David Kotok | Greece, Tragedy & Poetry

rcwhalen's picture

Latest from David Kotok at Cumberland Advisers <http://www.cumber.com/commentary.aspx?file=031012.asp>-- Chris

Greece, Tragedy & Poetry
March 10, 2012  

David Kotok, Chairman & Chief Investment Officer

“PETRUCHIO. Signior Hortensio, ‘twixt such friends as we?Few words suffice; and therefore, if thou know One rich enough to be Petruchio’s wife, As wealth is burden of my wooing dance,?Be she as foul as was Florentius’ love, As old as Sibyl, and as curst and shrewd  As Socrates’ Xanthippe or a worse, She moves me not, or not removes, at least,  Affection’s edge in me, were she as rough As are the swelling Adriatic seas: I come to wive it wealthily in Padua; If wealthily, then happily in Padua.”

– William Shakespeare, The Taming of the Shrew


Padua is the center of wealth in money terms, so it equates to the European Central Bank (ECB) under the leadership of Mario Draghi.

Sibyl is the Greek prophetess. In modern times, Sibyl represents the forecasters who have predicted doom, financial contagion, and collapse for the last several years as the Greek debt tragedy unfolded.

Xanthippe was the wife of Socrates. He demonstrated patience with her biting tongue, to his eventual benefit. Modern-day Xanthippes have crowded the media and blogosphere with nastiness. Critical thinking, in accordance with the Socratic method, prevailed for those investors who did not panic but were cool and disciplined.

Florent was a knight who was forced to marry an older and wiser woman. She ultimately saved him. Florentius’ wife is ISDA, the International Swaps and Derivatives Association, who showed their integrity by ruling unanimously (15 voters) that Greece did default and that $3.16bn in credit default swaps (CDS) must be settled.

Petruchio is the suitor motivated by greed. In the end, he learns the value of honor, love, and integrity. Is Petruchio the metaphor for Greek unions and civil servants who have been profligate spenders and who have squandered the benefits of the Eurozone’s convergence and integration? Does their greed culminate in generational poverty for their countrymen? Time will tell.

What may investors learn from the Greek debt tragedy?


1. Do not trust any government.

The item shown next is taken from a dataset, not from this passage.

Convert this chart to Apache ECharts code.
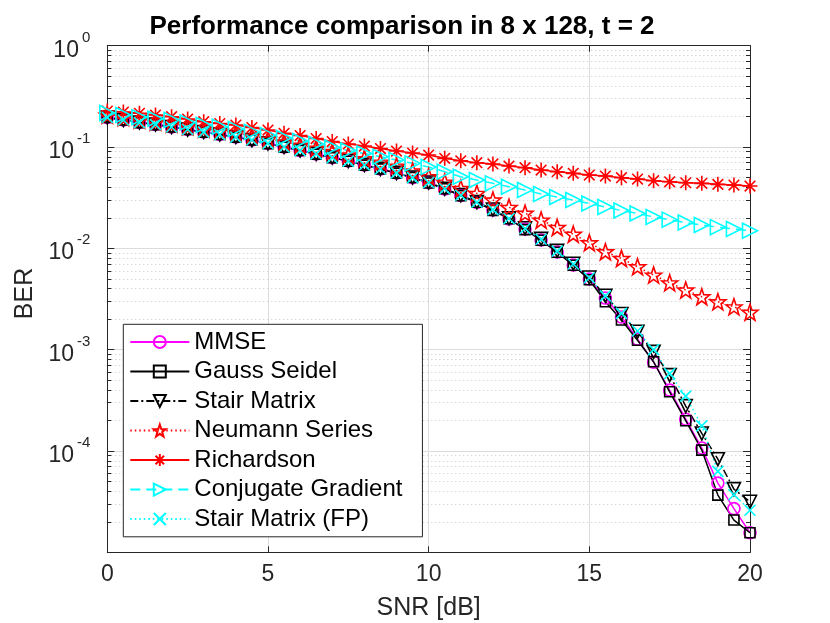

Nothing new here. This Greek government invoked the collective action clause (CAC). It retroactively inserted provisions in a debt contract and then imposed them. No sovereign-debt contract is now immune from the same action. All sovereign-debt contracts will carry a risk premium. Buyers of European sovereign debt now act at their own peril.

2. Central bankers ignore Walter Bagehot when they choose to do so. Whatever happened to lending against “good collateral”? Also, central bankers (ECB) are complicit parties to the establishment of a government class and an “all-other” class when it comes to the security provision in sovereign-debt instruments.

3. Legal jurisdictions are important. The Magna Carta is nearly a millennium old. It divided the Western world into those who are descendants under Roman law and those who are the descendants of English law. Greeks and other Europeans are in the Roman law camp, which empowers the state at the expense of the individual. English law attempts to protect the individual from the state. The tension between these two systems continues to the present day. Notice the different treatment of the majority of debt holders under Greek law vs. the minority of debt holders under non-Greek law. Investors who venture out of English law are invited to take note of the risk.

4. Under non-Greek law, ISDA functioned and did the “right thing.” ISDA validated the insidious nature of the CAC. It also did the only thing it could do. Otherwise, the entire CDS structure would collapse. For the full voting record and determinations under ISDA, see: http://www.isda.org/dc/docs/EMEA_Determinations_Committee_Decision_09032...

Europe’s saga of debt tragedy is not over. Portugal’s spread to German debt is 1200 basis points. In Spain the youth unemployment rate is about 35%. Belgium’s debt/GDP ratio is over 100%. Italy is the world’s third largest debtor; its debt/GDP ratio is 120%. Much of Europe is in recession. And European sovereigns will borrow now with the world knowing what can happen to a debt holder.

At Cumberland, we did not own and we will not own debt where a legal system can rewrite a contract, unless disputes (bankruptcy) can be adjudicated by a neutral court. We avoid debt of government structures that create a two-tiered system of “haves and have nots.” That is why we avoided Fannie Mae preferred.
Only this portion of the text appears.